# Short task:
Take the lines from the beginning of the material through the line containing "const f5034Ct = [35.3, 33.9, 31.5, 27.6, 24.3, 21.2];" and retype them exactly, leaving the pictures out.
--------------------------------------------------
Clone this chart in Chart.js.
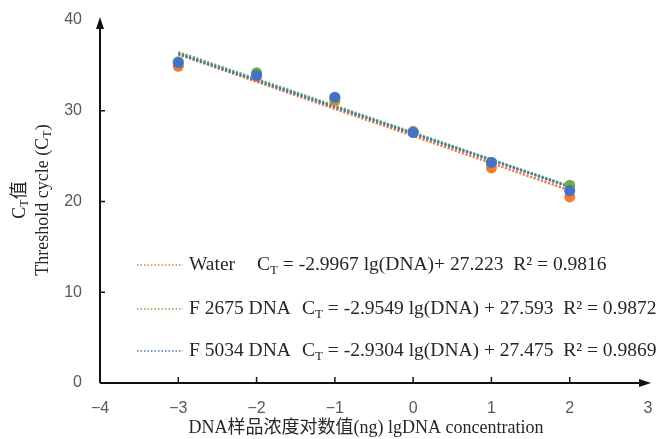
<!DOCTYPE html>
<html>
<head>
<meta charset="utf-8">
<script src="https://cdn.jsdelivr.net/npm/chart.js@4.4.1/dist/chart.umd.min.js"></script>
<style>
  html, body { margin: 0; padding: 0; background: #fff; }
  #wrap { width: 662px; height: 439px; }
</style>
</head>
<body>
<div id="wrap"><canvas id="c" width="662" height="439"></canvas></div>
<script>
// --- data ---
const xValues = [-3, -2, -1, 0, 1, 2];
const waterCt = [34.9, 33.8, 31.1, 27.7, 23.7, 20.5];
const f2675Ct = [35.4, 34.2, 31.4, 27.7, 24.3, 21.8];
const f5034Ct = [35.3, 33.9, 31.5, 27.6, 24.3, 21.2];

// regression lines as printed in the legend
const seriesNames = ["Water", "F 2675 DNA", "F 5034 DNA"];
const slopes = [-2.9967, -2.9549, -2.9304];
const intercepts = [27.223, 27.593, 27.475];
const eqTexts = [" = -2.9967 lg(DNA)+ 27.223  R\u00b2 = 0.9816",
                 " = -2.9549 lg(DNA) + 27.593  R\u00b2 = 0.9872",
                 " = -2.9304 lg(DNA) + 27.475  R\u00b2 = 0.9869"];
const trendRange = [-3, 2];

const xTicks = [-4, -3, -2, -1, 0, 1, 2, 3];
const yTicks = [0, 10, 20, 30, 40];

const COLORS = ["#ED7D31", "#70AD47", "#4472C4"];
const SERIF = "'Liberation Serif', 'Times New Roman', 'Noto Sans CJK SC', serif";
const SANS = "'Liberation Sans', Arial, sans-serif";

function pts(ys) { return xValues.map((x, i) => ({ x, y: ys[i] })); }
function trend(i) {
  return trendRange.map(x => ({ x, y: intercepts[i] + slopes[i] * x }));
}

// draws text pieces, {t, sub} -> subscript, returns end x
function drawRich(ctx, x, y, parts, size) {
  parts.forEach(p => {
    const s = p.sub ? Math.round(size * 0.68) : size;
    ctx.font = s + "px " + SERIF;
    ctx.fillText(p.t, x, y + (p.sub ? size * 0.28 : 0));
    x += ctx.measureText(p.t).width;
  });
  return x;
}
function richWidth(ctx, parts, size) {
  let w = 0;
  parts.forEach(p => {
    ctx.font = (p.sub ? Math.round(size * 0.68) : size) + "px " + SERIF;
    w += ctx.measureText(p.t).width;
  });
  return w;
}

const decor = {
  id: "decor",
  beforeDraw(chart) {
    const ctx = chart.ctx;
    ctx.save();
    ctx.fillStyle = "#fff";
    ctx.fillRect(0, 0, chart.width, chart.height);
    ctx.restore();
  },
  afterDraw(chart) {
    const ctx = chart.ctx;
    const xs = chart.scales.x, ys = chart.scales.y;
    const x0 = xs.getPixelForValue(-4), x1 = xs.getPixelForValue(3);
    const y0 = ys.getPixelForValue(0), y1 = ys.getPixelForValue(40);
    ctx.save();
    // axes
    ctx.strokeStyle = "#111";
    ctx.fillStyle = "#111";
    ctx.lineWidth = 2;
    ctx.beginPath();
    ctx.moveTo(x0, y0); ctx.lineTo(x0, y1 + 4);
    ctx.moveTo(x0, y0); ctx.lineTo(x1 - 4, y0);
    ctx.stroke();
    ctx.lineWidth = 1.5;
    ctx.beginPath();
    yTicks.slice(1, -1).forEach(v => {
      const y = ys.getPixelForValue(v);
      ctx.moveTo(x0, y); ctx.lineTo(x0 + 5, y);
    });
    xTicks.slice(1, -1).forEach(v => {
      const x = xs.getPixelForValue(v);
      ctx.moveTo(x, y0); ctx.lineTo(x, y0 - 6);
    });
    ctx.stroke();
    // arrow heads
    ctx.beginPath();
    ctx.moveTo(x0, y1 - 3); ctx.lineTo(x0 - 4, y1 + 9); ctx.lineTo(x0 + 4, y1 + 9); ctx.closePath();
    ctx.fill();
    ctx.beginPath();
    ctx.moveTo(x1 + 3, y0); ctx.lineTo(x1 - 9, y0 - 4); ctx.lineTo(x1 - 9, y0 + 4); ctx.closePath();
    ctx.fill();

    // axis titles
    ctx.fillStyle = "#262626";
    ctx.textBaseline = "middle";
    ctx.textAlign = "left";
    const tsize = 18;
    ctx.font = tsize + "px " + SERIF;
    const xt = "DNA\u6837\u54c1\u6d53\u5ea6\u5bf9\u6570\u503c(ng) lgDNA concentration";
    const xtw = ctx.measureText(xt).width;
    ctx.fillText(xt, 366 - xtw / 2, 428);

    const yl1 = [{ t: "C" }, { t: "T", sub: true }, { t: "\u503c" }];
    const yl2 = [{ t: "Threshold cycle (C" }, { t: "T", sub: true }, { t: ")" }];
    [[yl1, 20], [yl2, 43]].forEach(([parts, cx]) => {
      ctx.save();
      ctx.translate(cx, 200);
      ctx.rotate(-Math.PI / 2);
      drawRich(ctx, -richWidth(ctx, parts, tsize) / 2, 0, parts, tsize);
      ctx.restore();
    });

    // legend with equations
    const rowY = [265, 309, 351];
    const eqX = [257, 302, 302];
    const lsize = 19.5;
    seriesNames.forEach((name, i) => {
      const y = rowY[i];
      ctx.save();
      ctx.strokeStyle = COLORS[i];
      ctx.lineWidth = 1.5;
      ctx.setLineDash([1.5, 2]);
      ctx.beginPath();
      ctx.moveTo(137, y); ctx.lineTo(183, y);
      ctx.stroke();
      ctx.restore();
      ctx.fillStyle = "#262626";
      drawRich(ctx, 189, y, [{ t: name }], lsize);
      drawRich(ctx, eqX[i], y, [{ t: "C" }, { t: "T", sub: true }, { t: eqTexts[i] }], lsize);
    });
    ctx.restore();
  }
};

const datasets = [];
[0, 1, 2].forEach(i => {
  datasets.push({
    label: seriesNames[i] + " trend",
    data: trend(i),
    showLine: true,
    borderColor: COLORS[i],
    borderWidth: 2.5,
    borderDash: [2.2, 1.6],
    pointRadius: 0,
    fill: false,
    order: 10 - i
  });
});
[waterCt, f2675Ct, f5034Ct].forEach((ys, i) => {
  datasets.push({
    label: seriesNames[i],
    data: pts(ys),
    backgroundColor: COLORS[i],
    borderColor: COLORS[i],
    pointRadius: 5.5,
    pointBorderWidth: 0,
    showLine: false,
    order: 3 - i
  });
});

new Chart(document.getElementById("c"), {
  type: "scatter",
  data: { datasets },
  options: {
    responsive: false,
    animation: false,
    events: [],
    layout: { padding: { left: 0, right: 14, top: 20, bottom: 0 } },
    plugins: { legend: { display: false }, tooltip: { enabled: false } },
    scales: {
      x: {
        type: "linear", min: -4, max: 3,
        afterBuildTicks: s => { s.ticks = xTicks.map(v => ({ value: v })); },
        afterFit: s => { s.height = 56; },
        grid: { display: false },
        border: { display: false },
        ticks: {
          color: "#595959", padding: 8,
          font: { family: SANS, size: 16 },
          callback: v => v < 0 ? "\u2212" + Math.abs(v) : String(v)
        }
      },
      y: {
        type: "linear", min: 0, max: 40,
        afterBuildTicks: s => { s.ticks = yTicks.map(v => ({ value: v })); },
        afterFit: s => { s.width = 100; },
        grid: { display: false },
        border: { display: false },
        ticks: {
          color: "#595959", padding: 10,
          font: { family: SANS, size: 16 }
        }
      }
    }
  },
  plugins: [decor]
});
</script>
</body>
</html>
--------------------------------------------------
# Exercise response:
Clone this chart in Chart.js.
<!DOCTYPE html>
<html>
<head>
<meta charset="utf-8">
<script src="https://cdn.jsdelivr.net/npm/chart.js@4.4.1/dist/chart.umd.min.js"></script>
<style>
  html, body { margin: 0; padding: 0; background: #fff; }
  #wrap { width: 662px; height: 439px; }
</style>
</head>
<body>
<div id="wrap"><canvas id="c" width="662" height="439"></canvas></div>
<script>
// --- data ---
const xValues = [-3, -2, -1, 0, 1, 2];
const waterCt = [34.9, 33.8, 31.1, 27.7, 23.7, 20.5];
const f2675Ct = [35.4, 34.2, 31.4, 27.7, 24.3, 21.8];
const f5034Ct = [35.3, 33.9, 31.5, 27.6, 24.3, 21.2];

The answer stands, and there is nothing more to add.